(Rows from a dataset of charts and code)
::::::::

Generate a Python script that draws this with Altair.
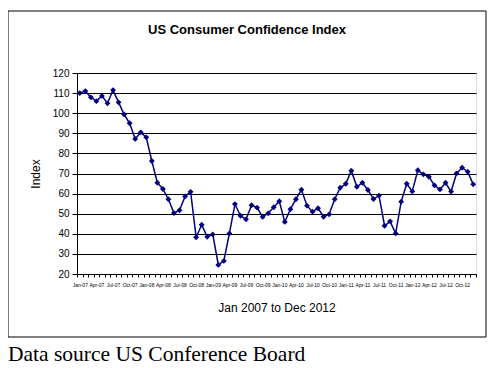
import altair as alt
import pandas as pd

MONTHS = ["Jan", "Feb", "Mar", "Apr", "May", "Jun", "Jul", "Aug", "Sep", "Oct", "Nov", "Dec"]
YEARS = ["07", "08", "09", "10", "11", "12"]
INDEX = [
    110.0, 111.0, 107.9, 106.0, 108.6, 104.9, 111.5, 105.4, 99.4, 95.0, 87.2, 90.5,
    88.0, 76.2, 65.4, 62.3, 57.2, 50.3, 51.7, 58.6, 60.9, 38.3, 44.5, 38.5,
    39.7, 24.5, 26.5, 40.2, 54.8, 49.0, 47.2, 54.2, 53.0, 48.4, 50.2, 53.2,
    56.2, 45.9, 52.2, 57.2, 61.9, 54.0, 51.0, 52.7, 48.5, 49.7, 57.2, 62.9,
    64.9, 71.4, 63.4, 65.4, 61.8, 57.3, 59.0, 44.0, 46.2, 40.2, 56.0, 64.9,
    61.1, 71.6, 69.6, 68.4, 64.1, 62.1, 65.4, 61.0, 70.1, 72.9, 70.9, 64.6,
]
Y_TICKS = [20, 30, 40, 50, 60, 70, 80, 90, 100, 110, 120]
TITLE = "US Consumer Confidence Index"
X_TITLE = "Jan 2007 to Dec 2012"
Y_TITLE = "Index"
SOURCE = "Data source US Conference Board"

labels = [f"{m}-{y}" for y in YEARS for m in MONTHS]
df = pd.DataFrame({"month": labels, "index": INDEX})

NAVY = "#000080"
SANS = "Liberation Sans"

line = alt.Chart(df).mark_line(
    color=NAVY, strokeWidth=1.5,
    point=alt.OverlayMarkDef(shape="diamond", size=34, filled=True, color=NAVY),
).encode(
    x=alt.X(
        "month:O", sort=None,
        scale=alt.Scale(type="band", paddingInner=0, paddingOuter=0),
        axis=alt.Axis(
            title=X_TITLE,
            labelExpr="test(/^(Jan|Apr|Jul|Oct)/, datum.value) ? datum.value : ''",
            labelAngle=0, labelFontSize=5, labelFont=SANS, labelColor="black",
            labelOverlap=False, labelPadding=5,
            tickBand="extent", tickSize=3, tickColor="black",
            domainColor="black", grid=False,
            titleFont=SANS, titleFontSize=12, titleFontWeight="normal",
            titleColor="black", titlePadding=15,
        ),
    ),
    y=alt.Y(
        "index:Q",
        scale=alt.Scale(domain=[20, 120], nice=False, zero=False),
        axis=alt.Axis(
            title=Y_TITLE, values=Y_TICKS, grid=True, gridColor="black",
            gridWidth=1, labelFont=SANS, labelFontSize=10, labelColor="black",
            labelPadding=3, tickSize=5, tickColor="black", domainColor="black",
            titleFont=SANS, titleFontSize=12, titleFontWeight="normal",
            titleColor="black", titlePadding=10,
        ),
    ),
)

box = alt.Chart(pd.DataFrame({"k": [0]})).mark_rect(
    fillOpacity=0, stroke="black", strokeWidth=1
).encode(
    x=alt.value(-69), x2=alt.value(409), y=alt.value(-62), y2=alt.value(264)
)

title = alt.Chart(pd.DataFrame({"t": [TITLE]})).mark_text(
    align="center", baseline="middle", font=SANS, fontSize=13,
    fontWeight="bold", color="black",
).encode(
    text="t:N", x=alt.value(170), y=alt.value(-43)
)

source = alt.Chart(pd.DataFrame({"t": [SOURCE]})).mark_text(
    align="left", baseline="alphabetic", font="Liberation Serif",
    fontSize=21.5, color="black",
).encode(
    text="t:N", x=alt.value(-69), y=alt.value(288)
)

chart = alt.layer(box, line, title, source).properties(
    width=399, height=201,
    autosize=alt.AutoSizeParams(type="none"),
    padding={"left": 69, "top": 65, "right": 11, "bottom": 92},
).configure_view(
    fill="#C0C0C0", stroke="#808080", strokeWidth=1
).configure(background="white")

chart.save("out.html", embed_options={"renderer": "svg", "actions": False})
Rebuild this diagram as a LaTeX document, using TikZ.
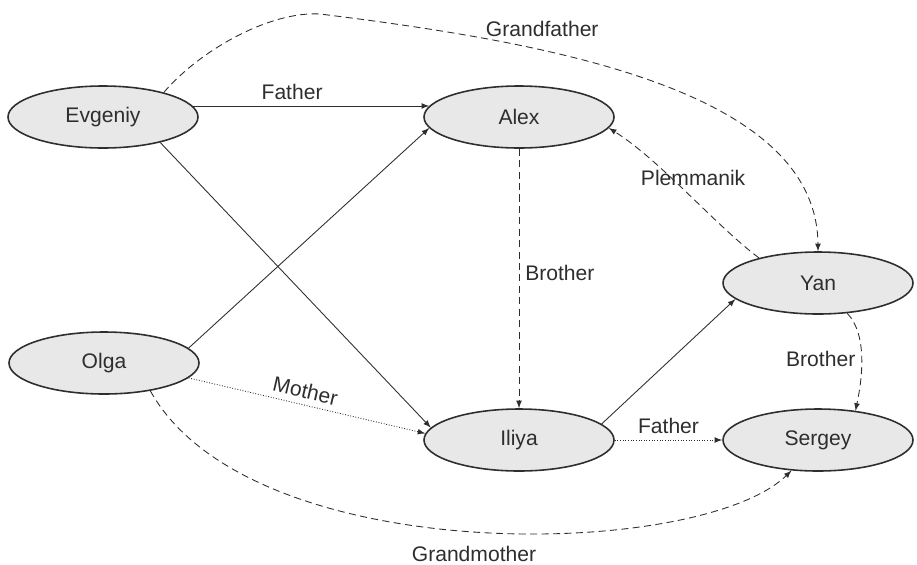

::::::::

**WRITTEN TASK**
Transcribe each entry above exactly, apart from the pictures.

**SOLUTION BELOW**
Generate a Python script that draws this with Altair.
import altair as alt
import pandas as pd

MONTHS = ["Jan", "Feb", "Mar", "Apr", "May", "Jun", "Jul", "Aug", "Sep", "Oct", "Nov", "Dec"]
YEARS = ["07", "08", "09", "10", "11", "12"]
INDEX = [
    110.0, 111.0, 107.9, 106.0, 108.6, 104.9, 111.5, 105.4, 99.4, 95.0, 87.2, 90.5,
    88.0, 76.2, 65.4, 62.3, 57.2, 50.3, 51.7, 58.6, 60.9, 38.3, 44.5, 38.5,
    39.7, 24.5, 26.5, 40.2, 54.8, 49.0, 47.2, 54.2, 53.0, 48.4, 50.2, 53.2,
    56.2, 45.9, 52.2, 57.2, 61.9, 54.0, 51.0, 52.7, 48.5, 49.7, 57.2, 62.9,
    64.9, 71.4, 63.4, 65.4, 61.8, 57.3, 59.0, 44.0, 46.2, 40.2, 56.0, 64.9,
    61.1, 71.6, 69.6, 68.4, 64.1, 62.1, 65.4, 61.0, 70.1, 72.9, 70.9, 64.6,
]
Y_TICKS = [20, 30, 40, 50, 60, 70, 80, 90, 100, 110, 120]
TITLE = "US Consumer Confidence Index"
X_TITLE = "Jan 2007 to Dec 2012"
Y_TITLE = "Index"
SOURCE = "Data source US Conference Board"

labels = [f"{m}-{y}" for y in YEARS for m in MONTHS]
df = pd.DataFrame({"month": labels, "index": INDEX})

NAVY = "#000080"
SANS = "Liberation Sans"

line = alt.Chart(df).mark_line(
    color=NAVY, strokeWidth=1.5,
    point=alt.OverlayMarkDef(shape="diamond", size=34, filled=True, color=NAVY),
).encode(
    x=alt.X(
        "month:O", sort=None,
        scale=alt.Scale(type="band", paddingInner=0, paddingOuter=0),
        axis=alt.Axis(
            title=X_TITLE,
            labelExpr="test(/^(Jan|Apr|Jul|Oct)/, datum.value) ? datum.value : ''",
            labelAngle=0, labelFontSize=5, labelFont=SANS, labelColor="black",
            labelOverlap=False, labelPadding=5,
            tickBand="extent", tickSize=3, tickColor="black",
            domainColor="black", grid=False,
            titleFont=SANS, titleFontSize=12, titleFontWeight="normal",
            titleColor="black", titlePadding=15,
        ),
    ),
    y=alt.Y(
        "index:Q",
        scale=alt.Scale(domain=[20, 120], nice=False, zero=False),
        axis=alt.Axis(
            title=Y_TITLE, values=Y_TICKS, grid=True, gridColor="black",
            gridWidth=1, labelFont=SANS, labelFontSize=10, labelColor="black",
            labelPadding=3, tickSize=5, tickColor="black", domainColor="black",
            titleFont=SANS, titleFontSize=12, titleFontWeight="normal",
            titleColor="black", titlePadding=10,
        ),
    ),
)

box = alt.Chart(pd.DataFrame({"k": [0]})).mark_rect(
    fillOpacity=0, stroke="black", strokeWidth=1
).encode(
    x=alt.value(-69), x2=alt.value(409), y=alt.value(-62), y2=alt.value(264)
)

title = alt.Chart(pd.DataFrame({"t": [TITLE]})).mark_text(
    align="center", baseline="middle", font=SANS, fontSize=13,
    fontWeight="bold", color="black",
).encode(
    text="t:N", x=alt.value(170), y=alt.value(-43)
)

source = alt.Chart(pd.DataFrame({"t": [SOURCE]})).mark_text(
    align="left", baseline="alphabetic", font="Liberation Serif",
    fontSize=21.5, color="black",
).encode(
    text="t:N", x=alt.value(-69), y=alt.value(288)
)

chart = alt.layer(box, line, title, source).properties(
    width=399, height=201,
    autosize=alt.AutoSizeParams(type="none"),
    padding={"left": 69, "top": 65, "right": 11, "bottom": 92},
).configure_view(
    fill="#C0C0C0", stroke="#808080", strokeWidth=1
).configure(background="white")

chart.save("out.html", embed_options={"renderer": "svg", "actions": False})
Rebuild this diagram as a LaTeX document, using TikZ.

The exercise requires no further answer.